UCSD Scientist Helps Find Cure for Child with HIV

Physicians treated the child with the antiretrovirals after Richman confirmed through assays that she was HIV positive. At 23 months, after five months of not showing up for follow-ups, the child returned for HIV treatment; however, tests confirmed the absence of HIV. “They did all the right tests and started treating the baby with the first couple of days, and that is what resulted in this remarkable outcome,” Richman said.

Richman explained that roughly 300,000 babies are born infected with HIV each year, down from the millions born in the past, due to pre-natal care with the intervention of drugs. This particular child did not have pre-natal care, so preventative care could not be implemented.

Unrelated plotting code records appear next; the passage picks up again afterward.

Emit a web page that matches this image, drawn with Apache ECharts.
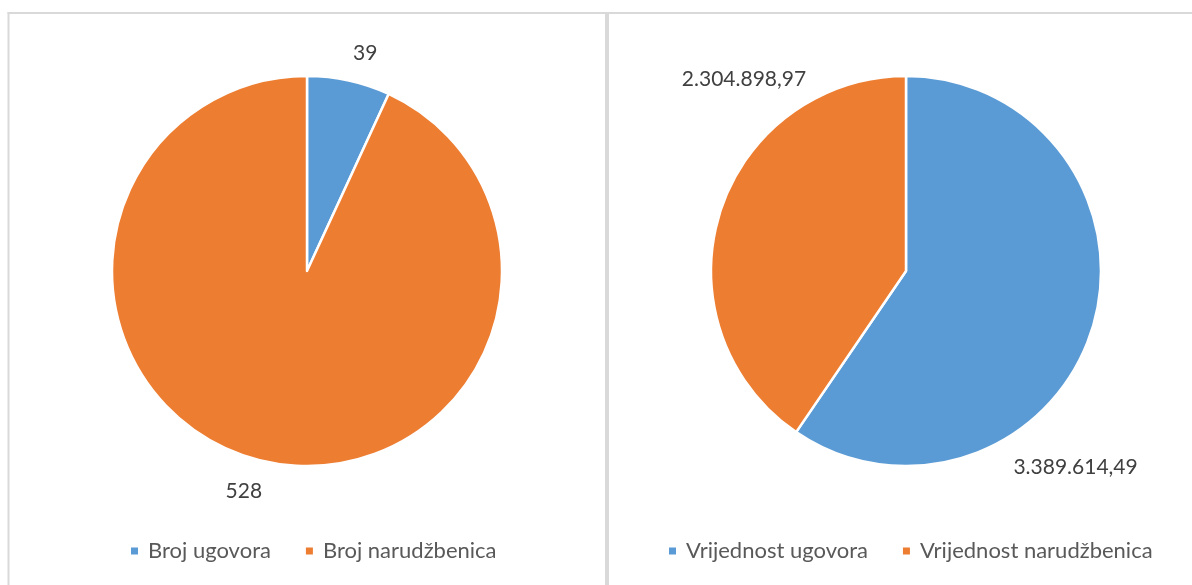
<!DOCTYPE html>
<html>
<head>
<meta charset="utf-8">
<script src="https://cdn.jsdelivr.net/npm/echarts@6/dist/echarts.min.js"></script>
<style>
  html, body { margin: 0; padding: 0; background: #ffffff; }
  #chart { width: 1192px; height: 585px; }
</style>
</head>
<body>
<div id="chart"></div>
<script>
// ---- data ----
const countNames = ['Broj ugovora', 'Broj narudžbenica'];
const countValues = [39, 528];
const countLabels = ['39', '528'];

const valueNames = ['Vrijednost ugovora', 'Vrijednost narudžbenica'];
const valueValues = [3389614.49, 2304898.97];
const valueLabels = ['3.389.614,49', '2.304.898,97'];

const colors = ['#5b9bd5', '#ed7d31'];

// ---- layout (not data) ----
const FONT = 'Lato, "Open Sans", sans-serif';
const R = 195;
const centers = [[307, 271], [906, 271]];
// label placement: [angle in degrees clockwise from 12 o'clock, distance from centre]
const labelPlacement = [
  [[15.0, 225], [196.0, 229]],
  [[139.1, 259], [319.8, 251]]
];

const chart = echarts.init(document.getElementById('chart'), null, { renderer: 'canvas' });

function makeData(names, values) {
  return names.map((n, i) => ({ name: n, value: values[i], itemStyle: { color: colors[i] } }));
}

function pieSeries(idx, names, values, labels) {
  return {
    type: 'pie',
    center: centers[idx],
    radius: R,
    startAngle: 90,
    clockwise: true,
    avoidLabelOverlap: false,
    silent: true,
    data: makeData(names, values),
    itemStyle: { borderColor: '#ffffff', borderWidth: 2.5 },
    label: {
      show: true,
      position: 'outside',
      formatter: (p) => labels[p.dataIndex],
      fontFamily: FONT,
      fontSize: 21,
      color: '#404040'
    },
    labelLine: { show: false },
    labelLayout: (p) => {
      const pl = labelPlacement[idx][p.dataIndex];
      const a = pl[0] * Math.PI / 180;
      return {
        x: centers[idx][0] + pl[1] * Math.sin(a),
        y: centers[idx][1] - pl[1] * Math.cos(a),
        align: 'center',
        verticalAlign: 'middle'
      };
    },
    emphasis: { disabled: true }
  };
}

function legendCfg(names, left) {
  return {
    data: names,
    left: left,
    top: 540,
    padding: 0,
    icon: 'rect',
    itemWidth: 9,
    itemHeight: 9,
    itemGap: 33,
    selectedMode: false,
    textStyle: {
      fontFamily: FONT,
      fontSize: 22,
      color: '#595959',
      padding: [0, 0, 0, 4]
    }
  };
}

const borderColor = '#d9d9d9';

chart.setOption({
  backgroundColor: '#ffffff',
  animation: false,
  legend: [legendCfg(countNames, 129), legendCfg(valueNames, 667)],
  series: [
    pieSeries(0, countNames, countValues, countLabels),
    pieSeries(1, valueNames, valueValues, valueLabels)
  ],
  graphic: [
    { type: 'rect', shape: { x: 7.5, y: 12, width: 1192, height: 2 }, style: { fill: borderColor }, silent: true },
    { type: 'rect', shape: { x: 7.5, y: 12, width: 2, height: 600 }, style: { fill: borderColor }, silent: true },
    { type: 'rect', shape: { x: 605, y: 12, width: 4, height: 600 }, style: { fill: borderColor }, silent: true }
  ]
});
</script>
</body>
</html>
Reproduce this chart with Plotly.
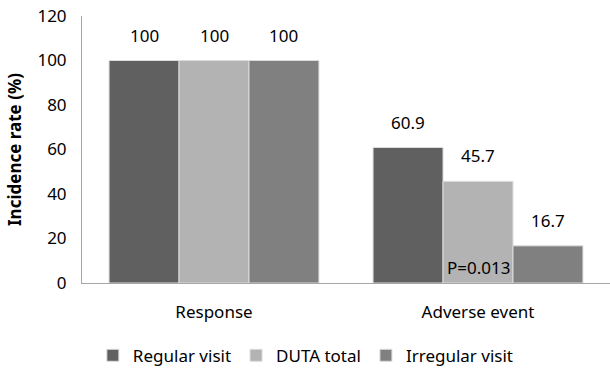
import plotly.graph_objects as go

categories = ["Response", "Adverse event"]
series_names = ["Regular visit", "DUTA total", "Irregular visit"]
regular_visit = [100, 60.9]
duta_total = [100, 45.7]
irregular_visit = [100, 16.7]
y_ticks = [0, 20, 40, 60, 80, 100, 120]
p_label = "P=0.013"

colors = ["#606060", "#b3b3b3", "#808080"]
font_family = "Noto Sans, Open Sans, sans-serif"
FS = 17

W, H = 610, 372
ML, MR, MT, MB = 82, 0, 16, 89
BARGAP = 0.205
cat_px = (W - ML - MR) / len(categories)
bar_px = cat_px * (1 - BARGAP) / len(series_names)

fig = go.Figure()
all_series = [regular_visit, duta_total, irregular_visit]
for name, vals, c in zip(series_names, all_series, colors):
    fig.add_trace(go.Bar(
        x=categories, y=vals, name=name,
        marker=dict(color=c, line=dict(color="#dcdcdc", width=1)),
    ))

# value labels above bars
for i, vals in enumerate(all_series):
    for cat, v in zip(categories, vals):
        fig.add_annotation(x=cat, y=v, xref="x", yref="y", text=f"{v:g}", showarrow=False,
                           xshift=(i - 1) * bar_px, yshift=12, yanchor="bottom",
                           font=dict(size=FS, color="#000000", family=font_family))

fig.add_annotation(x=categories[1], y=0, xref="x", yref="y", text=p_label, showarrow=False,
                   xshift=0, yshift=16, font=dict(size=FS, color="#000000", family=font_family))

fig.update_layout(
    width=W, height=H,
    margin=dict(l=ML, r=MR, t=MT, b=MB, autoexpand=False),
    paper_bgcolor="white", plot_bgcolor="white",
    font=dict(family=font_family, size=FS, color="#000000"),
    barmode="group", bargap=BARGAP, bargroupgap=0.0,
    showlegend=True,
    legend=dict(orientation="h", x=0.424, xanchor="center",
                y=-0.205, yanchor="top",
                font=dict(size=FS), itemwidth=30, tracegroupgap=0),
    xaxis=dict(showline=True, linecolor="#a6a6a6", linewidth=1, ticks="", automargin=False,
               tickfont=dict(size=FS), ticklabelstandoff=14),
    yaxis=dict(range=[0, 120], tickvals=y_ticks, showgrid=False, showline=True,
               linecolor="#a6a6a6", linewidth=1, ticks="", zeroline=False, automargin=False,
               tickfont=dict(size=FS), ticklabelstandoff=11,
               title=dict(text="<b>Incidence rate (%)</b>", font=dict(size=FS), standoff=11)),
)

fig.write_html("out.html", config={"displayModeBar": False},
               post_script="document.body.style.margin='0';")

The research that led up to curing the Mississippi child of HIV has been ongoing for decades. Richman’s research on HIV goes back to the early ’80’s when AIDS became a prevalent infectious disease among his patients. His lab was one of the first to uncover the latent reservoir of HIV, the major obstacle of curing HIV using antiretroviral therapy.

“Antiretroviral therapy is one of the major accomplishments of medical research in the last 25 years and it’s changed [HIV]it from a death sentence to a chronic disease, but patients have to stay on their medications for life,” Richman said. “So when we discovered this latent reservoir was the obstacle of the cure back in ’97, we have been trying to figure out how to eradicate that reservoir.”

Recently, Richman has been working to quantify and categorize the reservoir by cell types and anatomic compartments, which can help researchers understand the size of the reservoir and whether or not intervention can help change its size.

“[It] is really understanding the biology and being able to measure the effectiveness of those candidate interventions that are just being designed now,” Richman said.

Moving forward, Richman stated that replicating the results as seen in the Mississippi child is necessary in order to confirm that it happens more than once. If there is confirmation that these results can be replicated, Richman believes it will have an impact on management strategies with newborns.

“This whole issue of curing HIV — , the eradication strategy — is going to take at least a decade more to accomplish on a major scale,” Richman said.